Task statement>
Tally each line where the word "matplotlib" occurs, then give only the total.

Provided records>
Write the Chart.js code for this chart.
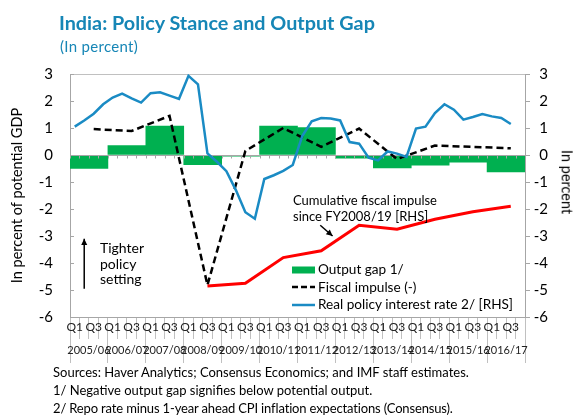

---

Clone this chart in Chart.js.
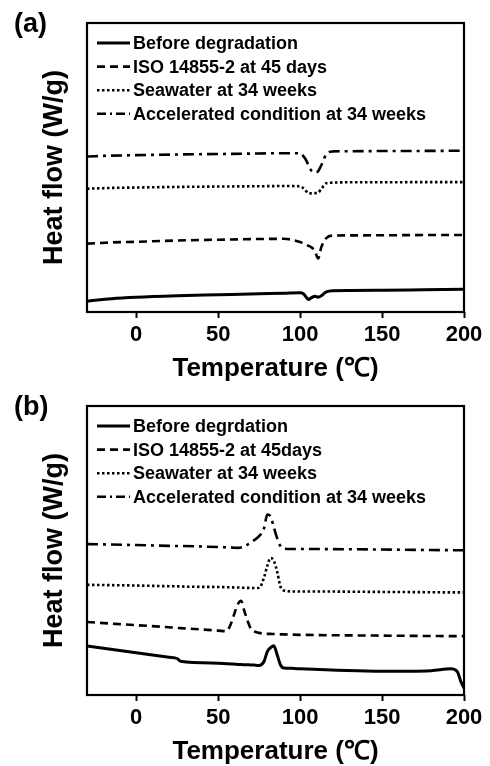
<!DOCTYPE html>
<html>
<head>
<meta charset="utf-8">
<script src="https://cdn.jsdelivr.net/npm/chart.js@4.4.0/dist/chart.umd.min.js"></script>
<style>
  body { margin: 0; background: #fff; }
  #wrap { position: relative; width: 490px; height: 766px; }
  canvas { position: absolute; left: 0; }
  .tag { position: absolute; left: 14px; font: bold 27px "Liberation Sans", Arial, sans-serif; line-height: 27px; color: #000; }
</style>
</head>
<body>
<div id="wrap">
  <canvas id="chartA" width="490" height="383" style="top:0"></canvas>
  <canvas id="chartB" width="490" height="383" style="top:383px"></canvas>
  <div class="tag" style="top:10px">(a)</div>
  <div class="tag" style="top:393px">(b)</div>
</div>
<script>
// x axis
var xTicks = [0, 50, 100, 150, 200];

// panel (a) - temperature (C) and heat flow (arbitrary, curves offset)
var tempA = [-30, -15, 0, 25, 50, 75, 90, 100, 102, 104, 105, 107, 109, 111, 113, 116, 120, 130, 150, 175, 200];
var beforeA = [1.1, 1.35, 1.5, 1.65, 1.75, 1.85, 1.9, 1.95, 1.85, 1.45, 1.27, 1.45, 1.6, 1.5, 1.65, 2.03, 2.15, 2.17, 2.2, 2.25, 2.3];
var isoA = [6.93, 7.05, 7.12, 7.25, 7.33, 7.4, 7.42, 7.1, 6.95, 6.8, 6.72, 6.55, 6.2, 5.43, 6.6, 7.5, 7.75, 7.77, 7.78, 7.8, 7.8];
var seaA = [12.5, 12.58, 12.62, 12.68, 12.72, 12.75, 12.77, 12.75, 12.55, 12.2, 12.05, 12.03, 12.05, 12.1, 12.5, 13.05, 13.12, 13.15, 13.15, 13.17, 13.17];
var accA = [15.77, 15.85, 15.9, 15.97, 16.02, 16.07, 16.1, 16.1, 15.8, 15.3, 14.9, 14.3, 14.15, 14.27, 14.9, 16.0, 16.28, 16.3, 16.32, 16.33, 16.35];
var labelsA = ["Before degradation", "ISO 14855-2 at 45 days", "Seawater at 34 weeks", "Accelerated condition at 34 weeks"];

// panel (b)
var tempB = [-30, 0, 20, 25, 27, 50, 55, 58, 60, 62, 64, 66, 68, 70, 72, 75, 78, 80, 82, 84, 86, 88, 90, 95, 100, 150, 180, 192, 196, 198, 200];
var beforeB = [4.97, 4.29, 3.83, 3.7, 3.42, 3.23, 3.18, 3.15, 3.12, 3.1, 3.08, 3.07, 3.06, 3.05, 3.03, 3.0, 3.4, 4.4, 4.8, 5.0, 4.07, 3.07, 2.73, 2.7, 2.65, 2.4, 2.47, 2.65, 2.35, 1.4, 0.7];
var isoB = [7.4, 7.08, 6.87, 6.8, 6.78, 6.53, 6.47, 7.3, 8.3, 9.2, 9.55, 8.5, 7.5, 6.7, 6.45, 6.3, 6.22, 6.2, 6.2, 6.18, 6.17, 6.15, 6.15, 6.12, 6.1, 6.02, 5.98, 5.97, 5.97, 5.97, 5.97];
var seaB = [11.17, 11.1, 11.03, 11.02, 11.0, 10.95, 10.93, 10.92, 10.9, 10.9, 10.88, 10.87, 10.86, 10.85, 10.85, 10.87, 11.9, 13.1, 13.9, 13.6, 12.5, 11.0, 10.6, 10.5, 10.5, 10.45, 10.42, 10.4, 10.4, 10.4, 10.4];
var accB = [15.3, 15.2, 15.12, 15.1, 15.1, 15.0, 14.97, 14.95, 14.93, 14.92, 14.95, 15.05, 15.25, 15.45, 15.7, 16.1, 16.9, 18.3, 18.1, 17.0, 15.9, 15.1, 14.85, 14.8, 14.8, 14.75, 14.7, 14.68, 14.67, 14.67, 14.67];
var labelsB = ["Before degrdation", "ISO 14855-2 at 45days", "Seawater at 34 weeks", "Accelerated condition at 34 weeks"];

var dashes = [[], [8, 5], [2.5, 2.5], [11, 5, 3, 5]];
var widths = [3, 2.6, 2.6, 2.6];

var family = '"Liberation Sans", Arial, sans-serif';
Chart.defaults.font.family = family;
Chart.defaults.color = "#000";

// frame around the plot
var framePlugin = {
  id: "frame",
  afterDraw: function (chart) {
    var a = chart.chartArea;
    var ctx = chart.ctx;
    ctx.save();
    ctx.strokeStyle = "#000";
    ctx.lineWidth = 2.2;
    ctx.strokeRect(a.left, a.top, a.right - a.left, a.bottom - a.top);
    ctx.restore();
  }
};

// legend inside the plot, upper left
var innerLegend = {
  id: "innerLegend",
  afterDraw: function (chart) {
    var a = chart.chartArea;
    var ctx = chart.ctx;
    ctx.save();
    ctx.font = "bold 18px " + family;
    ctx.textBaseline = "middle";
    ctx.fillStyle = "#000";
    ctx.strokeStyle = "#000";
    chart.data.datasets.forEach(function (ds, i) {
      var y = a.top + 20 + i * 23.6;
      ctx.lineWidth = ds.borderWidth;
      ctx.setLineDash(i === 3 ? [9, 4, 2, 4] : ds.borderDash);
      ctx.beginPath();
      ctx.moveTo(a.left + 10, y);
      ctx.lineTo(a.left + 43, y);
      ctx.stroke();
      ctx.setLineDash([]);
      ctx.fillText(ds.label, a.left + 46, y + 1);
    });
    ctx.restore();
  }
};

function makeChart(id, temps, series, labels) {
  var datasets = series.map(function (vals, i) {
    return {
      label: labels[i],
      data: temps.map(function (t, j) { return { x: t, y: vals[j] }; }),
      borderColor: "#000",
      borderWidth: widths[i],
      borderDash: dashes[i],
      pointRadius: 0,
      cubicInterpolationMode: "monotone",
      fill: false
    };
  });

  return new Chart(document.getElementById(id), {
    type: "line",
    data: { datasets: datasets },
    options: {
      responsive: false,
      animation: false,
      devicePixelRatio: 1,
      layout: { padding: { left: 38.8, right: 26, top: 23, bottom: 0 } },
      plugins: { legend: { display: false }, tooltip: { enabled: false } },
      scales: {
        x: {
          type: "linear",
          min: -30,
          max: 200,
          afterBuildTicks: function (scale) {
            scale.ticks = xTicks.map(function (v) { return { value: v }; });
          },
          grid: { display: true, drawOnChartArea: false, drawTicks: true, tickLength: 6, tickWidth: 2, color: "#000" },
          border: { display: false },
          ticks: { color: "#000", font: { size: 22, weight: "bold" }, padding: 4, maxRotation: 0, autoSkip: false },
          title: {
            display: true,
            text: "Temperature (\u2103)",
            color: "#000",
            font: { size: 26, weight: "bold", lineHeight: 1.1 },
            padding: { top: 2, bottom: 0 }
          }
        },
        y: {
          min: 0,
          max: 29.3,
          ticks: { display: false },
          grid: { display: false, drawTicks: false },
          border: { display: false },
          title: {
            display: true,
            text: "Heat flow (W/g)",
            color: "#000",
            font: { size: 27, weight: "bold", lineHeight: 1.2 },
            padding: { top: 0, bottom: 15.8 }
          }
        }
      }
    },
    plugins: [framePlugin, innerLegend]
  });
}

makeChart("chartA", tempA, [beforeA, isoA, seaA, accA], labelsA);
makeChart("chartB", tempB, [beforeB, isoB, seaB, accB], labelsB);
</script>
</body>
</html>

==

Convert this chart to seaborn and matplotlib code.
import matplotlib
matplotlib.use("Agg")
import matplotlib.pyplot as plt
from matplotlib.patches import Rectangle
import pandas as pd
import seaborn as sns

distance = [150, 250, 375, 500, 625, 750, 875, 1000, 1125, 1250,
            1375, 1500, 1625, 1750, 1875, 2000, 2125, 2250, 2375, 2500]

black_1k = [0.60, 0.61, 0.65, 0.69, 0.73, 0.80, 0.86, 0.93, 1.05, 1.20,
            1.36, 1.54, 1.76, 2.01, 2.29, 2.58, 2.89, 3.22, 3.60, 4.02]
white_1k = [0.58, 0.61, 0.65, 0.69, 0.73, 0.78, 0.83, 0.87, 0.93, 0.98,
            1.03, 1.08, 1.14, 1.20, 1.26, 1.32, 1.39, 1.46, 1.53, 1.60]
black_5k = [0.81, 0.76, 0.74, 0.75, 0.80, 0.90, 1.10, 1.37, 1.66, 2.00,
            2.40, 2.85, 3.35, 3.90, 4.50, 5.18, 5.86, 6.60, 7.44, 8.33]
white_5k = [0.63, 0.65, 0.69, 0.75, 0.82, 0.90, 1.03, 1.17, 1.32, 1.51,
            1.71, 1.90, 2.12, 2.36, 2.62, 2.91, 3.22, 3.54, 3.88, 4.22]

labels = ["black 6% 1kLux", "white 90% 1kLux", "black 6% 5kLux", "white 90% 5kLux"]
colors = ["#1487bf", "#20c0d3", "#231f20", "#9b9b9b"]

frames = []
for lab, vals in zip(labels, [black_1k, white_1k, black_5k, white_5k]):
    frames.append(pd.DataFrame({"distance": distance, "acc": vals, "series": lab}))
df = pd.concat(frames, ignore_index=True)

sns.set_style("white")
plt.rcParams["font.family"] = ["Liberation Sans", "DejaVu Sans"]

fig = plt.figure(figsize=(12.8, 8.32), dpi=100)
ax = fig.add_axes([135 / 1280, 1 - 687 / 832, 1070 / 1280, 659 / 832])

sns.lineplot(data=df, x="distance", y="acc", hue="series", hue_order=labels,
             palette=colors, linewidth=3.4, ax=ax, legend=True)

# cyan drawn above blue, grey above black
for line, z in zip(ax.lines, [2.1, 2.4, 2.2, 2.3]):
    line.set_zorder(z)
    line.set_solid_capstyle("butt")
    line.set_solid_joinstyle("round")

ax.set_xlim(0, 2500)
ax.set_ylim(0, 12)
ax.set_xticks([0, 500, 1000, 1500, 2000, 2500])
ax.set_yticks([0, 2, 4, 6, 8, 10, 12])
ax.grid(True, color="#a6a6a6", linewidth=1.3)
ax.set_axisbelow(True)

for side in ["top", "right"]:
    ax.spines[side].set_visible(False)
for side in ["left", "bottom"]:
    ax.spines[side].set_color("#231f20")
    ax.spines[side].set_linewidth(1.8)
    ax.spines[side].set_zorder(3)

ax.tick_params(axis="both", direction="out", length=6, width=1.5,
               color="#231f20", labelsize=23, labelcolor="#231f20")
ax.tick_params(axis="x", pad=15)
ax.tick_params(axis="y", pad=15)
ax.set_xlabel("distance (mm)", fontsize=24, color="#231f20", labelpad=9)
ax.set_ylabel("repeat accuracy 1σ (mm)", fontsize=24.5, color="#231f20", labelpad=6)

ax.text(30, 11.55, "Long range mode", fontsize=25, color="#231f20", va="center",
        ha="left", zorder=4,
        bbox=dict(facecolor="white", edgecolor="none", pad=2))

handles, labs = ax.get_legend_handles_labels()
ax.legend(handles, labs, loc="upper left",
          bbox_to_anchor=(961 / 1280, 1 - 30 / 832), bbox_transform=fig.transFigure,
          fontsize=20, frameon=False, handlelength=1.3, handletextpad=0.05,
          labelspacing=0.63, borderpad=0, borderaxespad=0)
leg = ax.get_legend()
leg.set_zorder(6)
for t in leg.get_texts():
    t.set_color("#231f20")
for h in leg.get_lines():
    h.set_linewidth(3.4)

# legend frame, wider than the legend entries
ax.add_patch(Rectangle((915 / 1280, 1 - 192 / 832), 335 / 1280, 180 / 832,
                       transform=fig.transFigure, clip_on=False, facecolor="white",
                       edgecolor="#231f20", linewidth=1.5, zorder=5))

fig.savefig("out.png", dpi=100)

Correct response>
5